[edit]
ToxiSight: Leveraging Moderator Expertise Through Behavioral Measurement in Gaming Toxicity Annotation
Proceedings of the The 39th Canadian Conference on Artificial Intelligence, PMLR 318:650-661, 2026.
Abstract
Content moderation systems commonly treat human annotators as interchangeable label sources, resolving disagreements through majority voting or expert arbitration. We present ToxiSight, an annotation platform that reframes this assumption: rather than extracting consensus, the system supports moderator reasoning by treating hesitation, revision, and disagreement as signals revealing where content is genuinely ambiguous and where taxonomic guidelines fail.

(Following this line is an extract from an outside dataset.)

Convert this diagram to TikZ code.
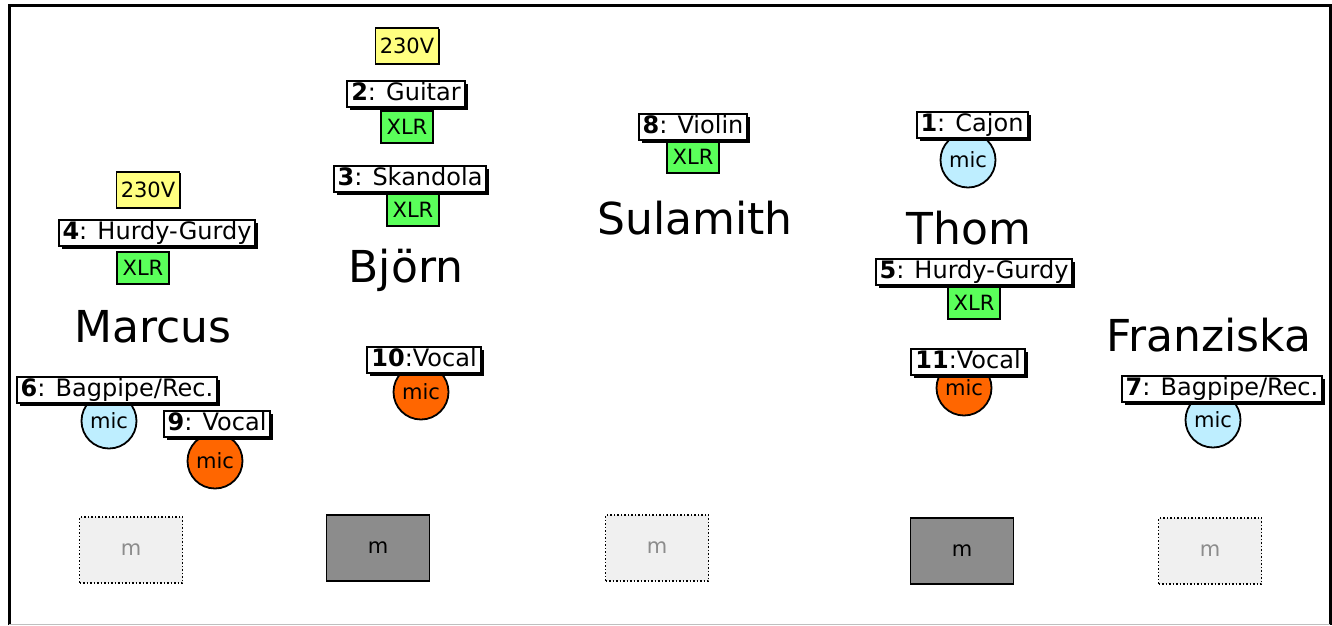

ToxiSight integrates gaming-specific contextual widgets with behavioral telemetry, capturing the cognitive processes underlying toxicity validation decisions. Through deployment with 10 professional moderators across 60,000 lines of gaming chat, we demonstrate that behavioral patterns expose systematic category failures invisible to traditional inter-annotator metrics. The Controversial category shows 72% revision rates with fast processing times, indicating immediate recognition of definitional breakdown, while Threats (Life-Threatening) exhibits 75% revisions with slow processing, signaling genuine interpretive complexity. Completion rates improved from 60% to 95%, and moderators reported reduced decision stress when permitted to express uncertainty. This case study demonstrates that trustworthy toxicity detection requires annotation systems designed around the irreducible complexity of human judgment, not against it.